School officials are launching a new campaign called “No Baby!” designed to educate teenage girls and boys how to prevent and deal with unplanned pregnancies. It also aims to equip girls with the wherewithal to decline sexual advances. “Right now, these girls don’t know how to say ‘no,’ Deborah Hester Harrison, with the nonprofit group, Girls Inc., told WHBQ-TV. “They’re having sex when they don’t want to.”

My only question: What took so long? Most of the risk factors for teen pregnancy were already in place at Frayser High, a Title I school where nearly 100 percent of the students come from low-income families. Single-parent families; lack of parental supervision; mothers who were teen parents; sexual pressure from peers; sexually active friends and peers…those conditions are ripe for high rates of teen pregnancy. If individuals also have low self-esteem, a lack of long-term goals, no spiritual life and engage in drugs and alcohol, that only increases their risk.

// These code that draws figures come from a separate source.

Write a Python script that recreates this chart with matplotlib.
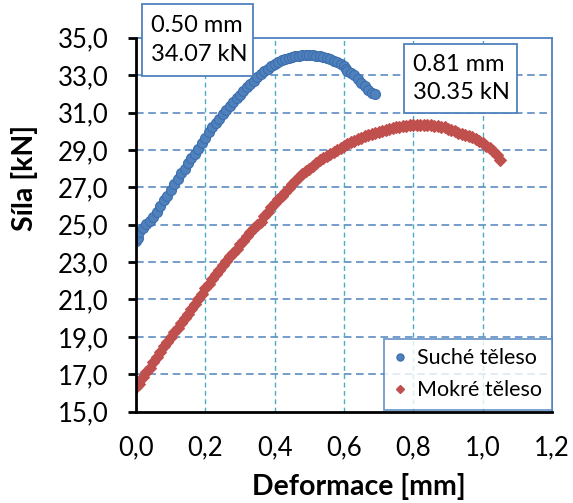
import matplotlib
matplotlib.use("Agg")
import matplotlib.pyplot as plt
from matplotlib.patches import Rectangle
from matplotlib.lines import Line2D

# ---------------- data ----------------
dry_x = [0.000, 0.005, 0.010, 0.020, 0.030, 0.040, 0.050, 0.060, 0.070, 0.080,
         0.090, 0.100, 0.110, 0.120, 0.130, 0.140, 0.150, 0.160, 0.170, 0.180,
         0.190, 0.200, 0.210, 0.220, 0.230, 0.240, 0.250, 0.260, 0.270, 0.280,
         0.290, 0.300, 0.310, 0.320, 0.330, 0.340, 0.350, 0.360, 0.370, 0.380,
         0.390, 0.400, 0.410, 0.420, 0.430, 0.440, 0.450, 0.460, 0.470, 0.480,
         0.490, 0.500, 0.510, 0.520, 0.530, 0.540, 0.550, 0.560, 0.570, 0.580,
         0.590, 0.600, 0.605, 0.610, 0.620, 0.630, 0.640, 0.650, 0.660, 0.670,
         0.680, 0.690]
dry_y = [24.15, 24.30, 24.60, 24.85, 25.05, 25.20, 25.40, 25.70, 26.00, 26.30,
         26.55, 26.85, 27.15, 27.45, 27.75, 28.00, 28.30, 28.55, 28.80, 29.05,
         29.35, 29.65, 29.95, 30.20, 30.45, 30.65, 30.90, 31.15, 31.35, 31.55,
         31.75, 31.95, 32.15, 32.35, 32.50, 32.70, 32.90, 33.05, 33.20, 33.35,
         33.50, 33.62, 33.72, 33.80, 33.87, 33.92, 33.97, 34.00, 34.03, 34.05,
         34.07, 34.07, 34.06, 34.04, 34.01, 33.97, 33.92, 33.86, 33.78, 33.70,
         33.60, 33.50, 33.30, 33.22, 33.10, 33.00, 32.80, 32.60, 32.40, 32.20,
         32.05, 32.00]

wet_x = [0.00, 0.01, 0.02, 0.03, 0.04, 0.05, 0.06, 0.07, 0.08, 0.09,
         0.10, 0.11, 0.12, 0.13, 0.14, 0.15, 0.16, 0.17, 0.18, 0.19,
         0.20, 0.21, 0.22, 0.23, 0.24, 0.25, 0.26, 0.27, 0.28, 0.29,
         0.30, 0.31, 0.32, 0.33, 0.34, 0.35, 0.36, 0.37, 0.38, 0.39,
         0.40, 0.41, 0.42, 0.43, 0.44, 0.45, 0.46, 0.47, 0.48, 0.49,
         0.50, 0.51, 0.52, 0.53, 0.54, 0.55, 0.56, 0.57, 0.58, 0.59,
         0.60, 0.61, 0.62, 0.63, 0.64, 0.65, 0.66, 0.67, 0.68, 0.69,
         0.70, 0.71, 0.72, 0.73, 0.74, 0.75, 0.76, 0.77, 0.78, 0.79,
         0.80, 0.81, 0.82, 0.83, 0.84, 0.85, 0.86, 0.87, 0.88, 0.89,
         0.90, 0.91, 0.92, 0.93, 0.94, 0.95, 0.96, 0.97, 0.98, 0.99,
         1.00, 1.01, 1.02, 1.03, 1.04, 1.05]
wet_y = [16.30, 16.50, 16.85, 17.10, 17.35, 17.65, 17.95, 18.20, 18.50, 18.75,
         19.00, 19.25, 19.50, 19.75, 20.00, 20.25, 20.50, 20.75, 21.05, 21.30,
         21.60, 21.85, 22.10, 22.35, 22.60, 22.85, 23.05, 23.30, 23.50, 23.70,
         23.95, 24.15, 24.40, 24.60, 24.85, 25.00, 25.15, 25.45, 25.70, 25.95,
         26.15, 26.35, 26.55, 26.75, 26.95, 27.15, 27.35, 27.55, 27.70, 27.85,
         28.00, 28.15, 28.30, 28.45, 28.55, 28.70, 28.80, 28.90, 29.00, 29.10,
         29.20, 29.30, 29.40, 29.50, 29.57, 29.65, 29.72, 29.80, 29.85, 29.92,
         29.97, 30.02, 30.07, 30.12, 30.16, 30.20, 30.24, 30.27, 30.30, 30.32,
         30.34, 30.35, 30.35, 30.34, 30.33, 30.32, 30.30, 30.28, 30.25, 30.20,
         30.14, 30.08, 30.00, 29.93, 29.87, 29.82, 29.77, 29.70, 29.60, 29.48,
         29.35, 29.22, 29.10, 28.95, 28.75, 28.45]

series_names = ["Suché těleso", "Mokré těleso"]
x_ticks = [0.0, 0.2, 0.4, 0.6, 0.8, 1.0, 1.2]
y_ticks = [15, 17, 19, 21, 23, 25, 27, 29, 31, 33, 35]
peak_labels = ["0.50 mm\n34.07 kN", "0.81 mm\n30.35 kN"]
x_label = "Deformace [mm]"
y_label = "Síla [kN]"

# ---------------- style ----------------
FONT = ["Lato", "DejaVu Sans"]
plt.rcParams["font.family"] = FONT
BLUE = "#4f81bd"
BLUE_EDGE = "#3d6fae"
RED = "#c0504d"
TEAL = "#4bacc6"

W, H = 573, 503
fig = plt.figure(figsize=(W / 100, H / 100), dpi=100)

def fx(px):
    return px / W

def fy(py):
    return 1 - py / H

ax_l, ax_r, ax_t, ax_b = 136, 552, 37.7, 411.7
ax = fig.add_axes([fx(ax_l), fy(ax_b), fx(ax_r) - fx(ax_l), fy(ax_t) - fy(ax_b)])

ax.set_xlim(0, 1.2)
ax.set_ylim(15, 35)

# grid
for yv in y_ticks[1:-1]:
    ax.axhline(yv, color=BLUE, lw=1.1, ls=(0, (5, 3)), zorder=1)
for xv in x_ticks[1:-1]:
    ax.axvline(xv, color=TEAL, lw=1.0, ls=(0, (3.5, 2.5)), zorder=1)

ax.plot(dry_x, dry_y, ls="none", marker="o", ms=7.2, mfc=BLUE, mec=BLUE_EDGE,
        mew=0.8, zorder=3)
ax.plot(wet_x, wet_y, ls="none", marker="D", ms=6.3, mfc=RED, mec=RED,
        mew=0.8, zorder=3)

# spines
for s in ["top", "right"]:
    ax.spines[s].set_color(BLUE)
    ax.spines[s].set_linewidth(1.3)
for s in ["left", "bottom"]:
    ax.spines[s].set_color("black")
    ax.spines[s].set_linewidth(2.0)
    ax.spines[s].set_zorder(4)

ax.set_xticks(x_ticks)
ax.set_yticks(y_ticks)
ax.set_xticklabels([f"{v:.1f}".replace(".", ",") for v in x_ticks])
ax.set_yticklabels([f"{v:.1f}".replace(".", ",") for v in y_ticks])
ax.tick_params(axis="y", direction="out", length=6, width=2, pad=14,
               labelsize=18.5, colors="black")
ax.tick_params(axis="x", length=0, pad=17, labelsize=18.5)

# axis labels
fig.text(fx(24), fy(178), y_label, rotation=90, ha="center", va="center",
         fontsize=20.5, fontweight="bold")
fig.text(fx(359), fy(487), x_label, ha="center", va="center",
         fontsize=20.5, fontweight="bold")

# annotation boxes
boxes = [(142, 4, 253, 76), (404, 44, 517, 113)]
for (x0, y0, x1, y1), txt in zip(boxes, peak_labels):
    rect = Rectangle((fx(x0), fy(y1)), fx(x1) - fx(x0), fy(y0) - fy(y1),
                     transform=fig.transFigure, facecolor="white",
                     edgecolor=BLUE, lw=1.3, zorder=5)
    fig.add_artist(rect)
    fig.text(fx(x0 + 9), fy((y0 + y1) / 2), txt, ha="left", va="center",
             fontsize=17, linespacing=1.45, zorder=6)

# legend
handles = [
    Line2D([], [], ls="none", marker="o", ms=5, mfc=BLUE, mec=BLUE_EDGE),
    Line2D([], [], ls="none", marker="D", ms=4.5, mfc=RED, mec=RED),
]
leg = ax.legend(handles, series_names, loc="lower right",
                bbox_to_anchor=(1.0, 0.005), fontsize=15.5, frameon=True,
                fancybox=False, edgecolor=BLUE, handlelength=0.6,
                handletextpad=0.5, borderpad=0.45, labelspacing=0.55,
                borderaxespad=0.0)
leg.get_frame().set_linewidth(1.3)
leg.set_zorder(6)

fig.savefig("out.png", dpi=100)
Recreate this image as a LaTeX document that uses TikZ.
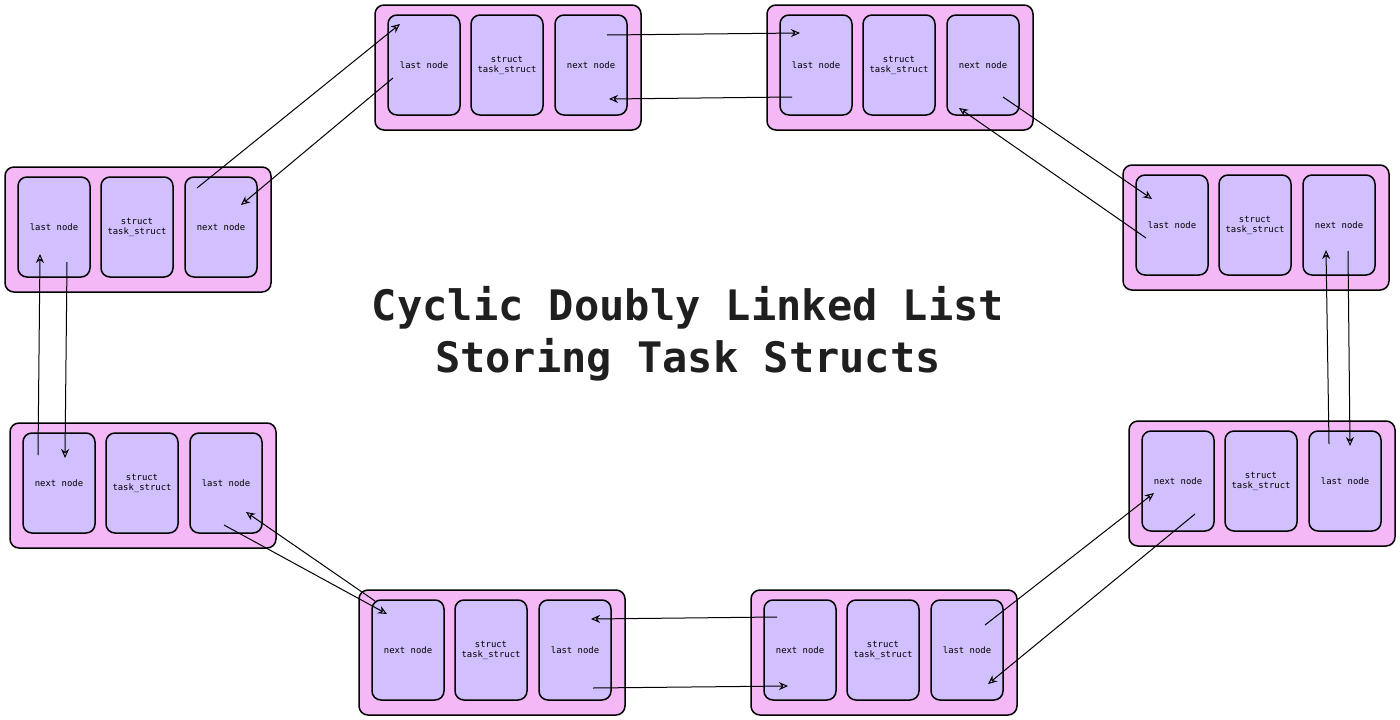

School officials with similar student bodies in every jurisdiction should be proactive in addressing the issue. They can’t leave it solely to the parents, because too many parents are failing at the job. Whether it’s programs like “No Baby!” or something else, schools should offer fact-based, age-appropriate sex education that includes information about condoms and other contraceptives, as well as encouragement to hold off on sex.

Schools also need to drum the statistics into students’ heads, over and over, detailing how teenage mothers are more likely to drop out of school and depend on public assistance, putting their children on a similar path of academic underachievement, poverty and — often — a life in-and-out of the criminal justice system.

MTV should do a show on those long-range outcomes, depicting how teen pregnancy often crushes the lives of the mothers, fathers and children, creating a devastating effect on entire communities. Not only does it destroy family structure, it drains schools, courts and social services.

Is all of that too deep for teenagers to understand? Well, we won’t know unless we try. We certainly can’t let them continue thinking that nothing can happen the first time you have sex, or it’s cool to have a baby, or there’s no choice, no hope and no future. If parents aren’t getting the message across, then schools and community groups should do their best to fill in the gaps. We should demand as much.